Set exercise — Give the listing again character for character, but drop the images.

Material provided —

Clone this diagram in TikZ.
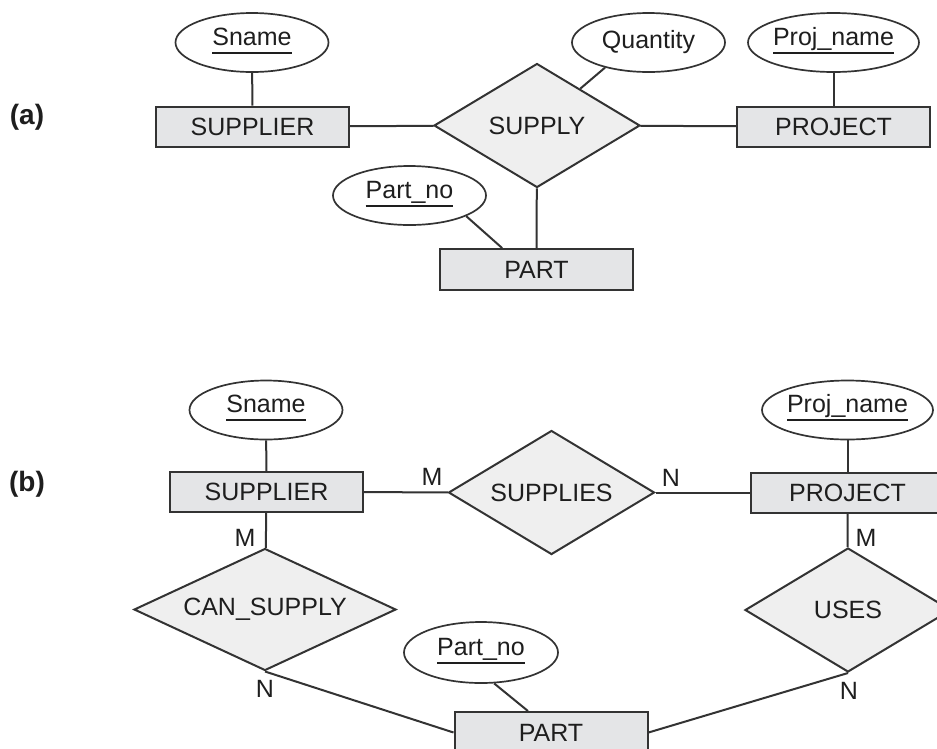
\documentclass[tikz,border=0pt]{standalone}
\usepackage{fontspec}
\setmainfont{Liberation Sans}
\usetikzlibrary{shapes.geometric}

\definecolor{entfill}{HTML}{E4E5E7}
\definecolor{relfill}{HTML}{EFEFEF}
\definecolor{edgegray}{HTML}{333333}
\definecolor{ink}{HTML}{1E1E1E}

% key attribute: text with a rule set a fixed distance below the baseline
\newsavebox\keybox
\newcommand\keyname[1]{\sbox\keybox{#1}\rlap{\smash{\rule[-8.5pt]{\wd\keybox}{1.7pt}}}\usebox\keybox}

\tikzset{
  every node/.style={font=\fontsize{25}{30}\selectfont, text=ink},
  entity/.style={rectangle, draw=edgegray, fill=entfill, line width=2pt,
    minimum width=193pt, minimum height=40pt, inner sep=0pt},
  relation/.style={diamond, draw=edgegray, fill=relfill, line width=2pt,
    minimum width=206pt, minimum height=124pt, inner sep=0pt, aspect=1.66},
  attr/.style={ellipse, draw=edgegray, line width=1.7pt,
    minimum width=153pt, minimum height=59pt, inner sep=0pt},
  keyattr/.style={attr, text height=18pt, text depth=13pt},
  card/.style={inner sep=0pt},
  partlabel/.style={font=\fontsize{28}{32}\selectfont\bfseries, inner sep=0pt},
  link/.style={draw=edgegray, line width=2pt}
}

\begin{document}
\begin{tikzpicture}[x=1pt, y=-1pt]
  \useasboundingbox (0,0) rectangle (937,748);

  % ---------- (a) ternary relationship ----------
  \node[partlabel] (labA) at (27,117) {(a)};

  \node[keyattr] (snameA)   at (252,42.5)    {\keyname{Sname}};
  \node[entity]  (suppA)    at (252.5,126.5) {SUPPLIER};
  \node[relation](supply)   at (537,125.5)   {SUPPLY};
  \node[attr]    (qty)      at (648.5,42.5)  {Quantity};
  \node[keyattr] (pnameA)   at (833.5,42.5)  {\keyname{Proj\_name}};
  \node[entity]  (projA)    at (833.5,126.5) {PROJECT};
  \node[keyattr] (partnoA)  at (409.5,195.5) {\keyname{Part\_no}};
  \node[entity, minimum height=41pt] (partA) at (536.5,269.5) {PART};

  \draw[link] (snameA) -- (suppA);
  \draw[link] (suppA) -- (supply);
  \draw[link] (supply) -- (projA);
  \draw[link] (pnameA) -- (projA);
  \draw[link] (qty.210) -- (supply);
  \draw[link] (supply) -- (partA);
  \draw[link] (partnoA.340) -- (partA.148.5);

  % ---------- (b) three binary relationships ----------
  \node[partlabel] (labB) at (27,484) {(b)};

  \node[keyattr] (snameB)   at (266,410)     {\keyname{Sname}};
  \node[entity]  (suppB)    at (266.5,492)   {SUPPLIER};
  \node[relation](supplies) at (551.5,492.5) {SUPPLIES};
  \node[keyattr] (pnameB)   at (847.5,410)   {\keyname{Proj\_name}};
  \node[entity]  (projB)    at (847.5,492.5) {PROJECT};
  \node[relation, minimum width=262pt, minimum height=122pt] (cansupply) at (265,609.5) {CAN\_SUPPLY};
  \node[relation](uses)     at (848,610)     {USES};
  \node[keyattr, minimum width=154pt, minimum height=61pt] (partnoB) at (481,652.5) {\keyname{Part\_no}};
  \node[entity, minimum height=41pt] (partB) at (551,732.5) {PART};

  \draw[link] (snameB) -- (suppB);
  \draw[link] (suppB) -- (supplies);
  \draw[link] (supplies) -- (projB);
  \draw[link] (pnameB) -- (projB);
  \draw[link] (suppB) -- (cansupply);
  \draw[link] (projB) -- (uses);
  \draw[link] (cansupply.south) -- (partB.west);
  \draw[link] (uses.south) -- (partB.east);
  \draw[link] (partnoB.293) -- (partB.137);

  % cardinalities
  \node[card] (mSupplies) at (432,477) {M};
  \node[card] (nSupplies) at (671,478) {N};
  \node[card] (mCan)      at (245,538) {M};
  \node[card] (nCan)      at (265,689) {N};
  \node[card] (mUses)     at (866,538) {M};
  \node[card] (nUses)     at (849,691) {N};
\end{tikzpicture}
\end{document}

Solution —
Clone this diagram in TikZ.
\documentclass[tikz,border=0pt]{standalone}
\usepackage{fontspec}
\setmainfont{Liberation Sans}
\usetikzlibrary{shapes.geometric}

\definecolor{entfill}{HTML}{E4E5E7}
\definecolor{relfill}{HTML}{EFEFEF}
\definecolor{edgegray}{HTML}{333333}
\definecolor{ink}{HTML}{1E1E1E}

% key attribute: text with a rule set a fixed distance below the baseline
\newsavebox\keybox
\newcommand\keyname[1]{\sbox\keybox{#1}\rlap{\smash{\rule[-8.5pt]{\wd\keybox}{1.7pt}}}\usebox\keybox}

\tikzset{
  every node/.style={font=\fontsize{25}{30}\selectfont, text=ink},
  entity/.style={rectangle, draw=edgegray, fill=entfill, line width=2pt,
    minimum width=193pt, minimum height=40pt, inner sep=0pt},
  relation/.style={diamond, draw=edgegray, fill=relfill, line width=2pt,
    minimum width=206pt, minimum height=124pt, inner sep=0pt, aspect=1.66},
  attr/.style={ellipse, draw=edgegray, line width=1.7pt,
    minimum width=153pt, minimum height=59pt, inner sep=0pt},
  keyattr/.style={attr, text height=18pt, text depth=13pt},
  card/.style={inner sep=0pt},
  partlabel/.style={font=\fontsize{28}{32}\selectfont\bfseries, inner sep=0pt},
  link/.style={draw=edgegray, line width=2pt}
}

\begin{document}
\begin{tikzpicture}[x=1pt, y=-1pt]
  \useasboundingbox (0,0) rectangle (937,748);

  % ---------- (a) ternary relationship ----------
  \node[partlabel] (labA) at (27,117) {(a)};

  \node[keyattr] (snameA)   at (252,42.5)    {\keyname{Sname}};
  \node[entity]  (suppA)    at (252.5,126.5) {SUPPLIER};
  \node[relation](supply)   at (537,125.5)   {SUPPLY};
  \node[attr]    (qty)      at (648.5,42.5)  {Quantity};
  \node[keyattr] (pnameA)   at (833.5,42.5)  {\keyname{Proj\_name}};
  \node[entity]  (projA)    at (833.5,126.5) {PROJECT};
  \node[keyattr] (partnoA)  at (409.5,195.5) {\keyname{Part\_no}};
  \node[entity, minimum height=41pt] (partA) at (536.5,269.5) {PART};

  \draw[link] (snameA) -- (suppA);
  \draw[link] (suppA) -- (supply);
  \draw[link] (supply) -- (projA);
  \draw[link] (pnameA) -- (projA);
  \draw[link] (qty.210) -- (supply);
  \draw[link] (supply) -- (partA);
  \draw[link] (partnoA.340) -- (partA.148.5);

  % ---------- (b) three binary relationships ----------
  \node[partlabel] (labB) at (27,484) {(b)};

  \node[keyattr] (snameB)   at (266,410)     {\keyname{Sname}};
  \node[entity]  (suppB)    at (266.5,492)   {SUPPLIER};
  \node[relation](supplies) at (551.5,492.5) {SUPPLIES};
  \node[keyattr] (pnameB)   at (847.5,410)   {\keyname{Proj\_name}};
  \node[entity]  (projB)    at (847.5,492.5) {PROJECT};
  \node[relation, minimum width=262pt, minimum height=122pt] (cansupply) at (265,609.5) {CAN\_SUPPLY};
  \node[relation](uses)     at (848,610)     {USES};
  \node[keyattr, minimum width=154pt, minimum height=61pt] (partnoB) at (481,652.5) {\keyname{Part\_no}};
  \node[entity, minimum height=41pt] (partB) at (551,732.5) {PART};

  \draw[link] (snameB) -- (suppB);
  \draw[link] (suppB) -- (supplies);
  \draw[link] (supplies) -- (projB);
  \draw[link] (pnameB) -- (projB);
  \draw[link] (suppB) -- (cansupply);
  \draw[link] (projB) -- (uses);
  \draw[link] (cansupply.south) -- (partB.west);
  \draw[link] (uses.south) -- (partB.east);
  \draw[link] (partnoB.293) -- (partB.137);

  % cardinalities
  \node[card] (mSupplies) at (432,477) {M};
  \node[card] (nSupplies) at (671,478) {N};
  \node[card] (mCan)      at (245,538) {M};
  \node[card] (nCan)      at (265,689) {N};
  \node[card] (mUses)     at (866,538) {M};
  \node[card] (nUses)     at (849,691) {N};
\end{tikzpicture}
\end{document}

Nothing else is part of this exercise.